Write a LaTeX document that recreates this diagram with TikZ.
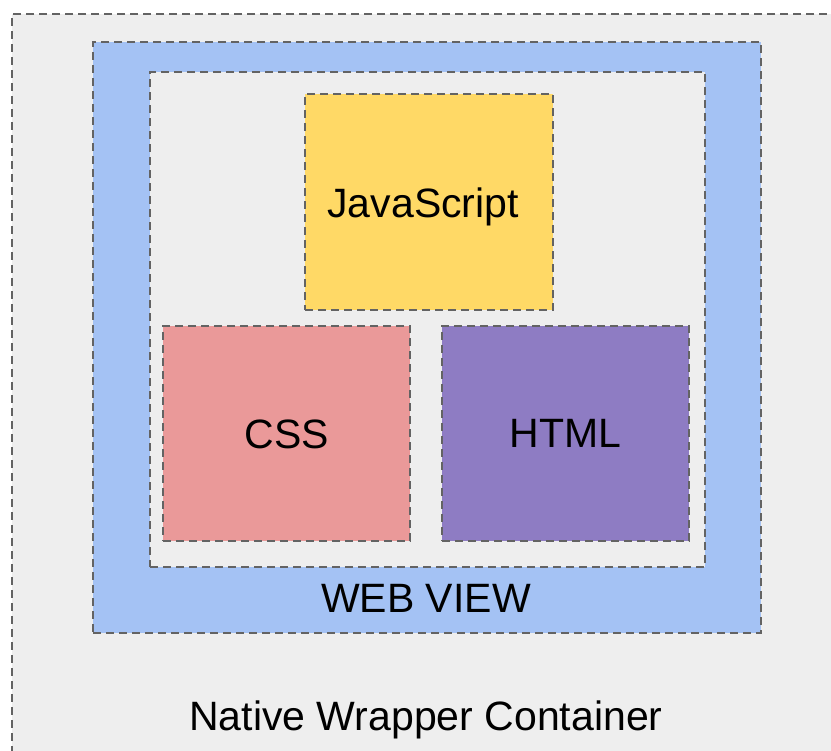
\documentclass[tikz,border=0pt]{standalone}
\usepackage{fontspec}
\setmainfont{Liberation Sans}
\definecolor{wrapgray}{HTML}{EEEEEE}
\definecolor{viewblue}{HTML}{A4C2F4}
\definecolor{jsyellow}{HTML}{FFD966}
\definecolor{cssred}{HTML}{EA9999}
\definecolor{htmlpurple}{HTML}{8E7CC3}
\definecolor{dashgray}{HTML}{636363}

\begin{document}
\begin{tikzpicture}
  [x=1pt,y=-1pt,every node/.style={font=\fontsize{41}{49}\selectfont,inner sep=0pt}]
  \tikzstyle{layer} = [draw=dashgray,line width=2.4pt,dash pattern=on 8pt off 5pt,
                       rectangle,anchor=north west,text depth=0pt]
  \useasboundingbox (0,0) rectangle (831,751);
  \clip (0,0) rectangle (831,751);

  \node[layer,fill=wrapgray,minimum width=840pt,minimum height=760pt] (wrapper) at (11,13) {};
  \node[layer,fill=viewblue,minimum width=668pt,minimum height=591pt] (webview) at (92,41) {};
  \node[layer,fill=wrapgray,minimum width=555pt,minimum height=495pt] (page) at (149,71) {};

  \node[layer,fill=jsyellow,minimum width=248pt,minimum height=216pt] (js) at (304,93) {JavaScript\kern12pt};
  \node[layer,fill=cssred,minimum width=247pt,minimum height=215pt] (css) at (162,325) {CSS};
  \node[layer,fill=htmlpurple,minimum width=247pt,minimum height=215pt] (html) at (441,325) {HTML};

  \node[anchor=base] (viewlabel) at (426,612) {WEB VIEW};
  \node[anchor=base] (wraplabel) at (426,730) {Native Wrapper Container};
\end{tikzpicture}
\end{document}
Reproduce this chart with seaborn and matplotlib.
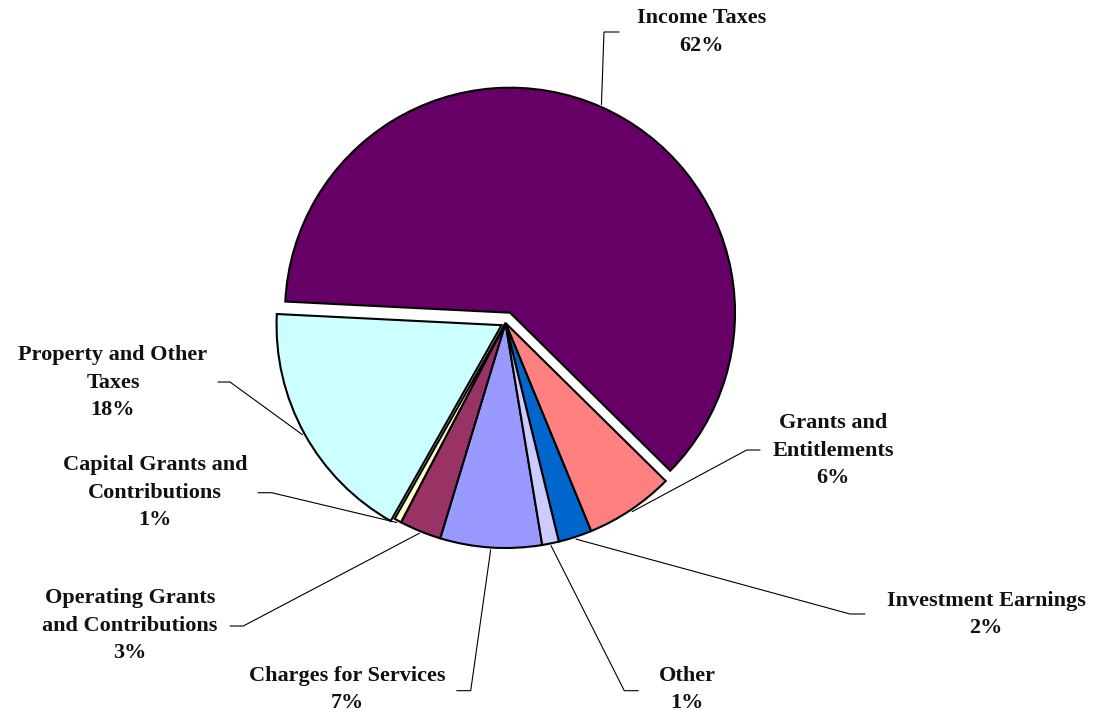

**STATED PROBLEM**. In your copy, repeat each record exactly and include no pictures.

**OUTPUT BELOW**.
Write a LaTeX document that recreates this diagram with TikZ.
\documentclass[tikz,border=0pt]{standalone}
\usepackage{fontspec}
\setmainfont{Liberation Sans}
\definecolor{wrapgray}{HTML}{EEEEEE}
\definecolor{viewblue}{HTML}{A4C2F4}
\definecolor{jsyellow}{HTML}{FFD966}
\definecolor{cssred}{HTML}{EA9999}
\definecolor{htmlpurple}{HTML}{8E7CC3}
\definecolor{dashgray}{HTML}{636363}

\begin{document}
\begin{tikzpicture}
  [x=1pt,y=-1pt,every node/.style={font=\fontsize{41}{49}\selectfont,inner sep=0pt}]
  \tikzstyle{layer} = [draw=dashgray,line width=2.4pt,dash pattern=on 8pt off 5pt,
                       rectangle,anchor=north west,text depth=0pt]
  \useasboundingbox (0,0) rectangle (831,751);
  \clip (0,0) rectangle (831,751);

  \node[layer,fill=wrapgray,minimum width=840pt,minimum height=760pt] (wrapper) at (11,13) {};
  \node[layer,fill=viewblue,minimum width=668pt,minimum height=591pt] (webview) at (92,41) {};
  \node[layer,fill=wrapgray,minimum width=555pt,minimum height=495pt] (page) at (149,71) {};

  \node[layer,fill=jsyellow,minimum width=248pt,minimum height=216pt] (js) at (304,93) {JavaScript\kern12pt};
  \node[layer,fill=cssred,minimum width=247pt,minimum height=215pt] (css) at (162,325) {CSS};
  \node[layer,fill=htmlpurple,minimum width=247pt,minimum height=215pt] (html) at (441,325) {HTML};

  \node[anchor=base] (viewlabel) at (426,612) {WEB VIEW};
  \node[anchor=base] (wraplabel) at (426,730) {Native Wrapper Container};
\end{tikzpicture}
\end{document}
Reproduce this chart with seaborn and matplotlib.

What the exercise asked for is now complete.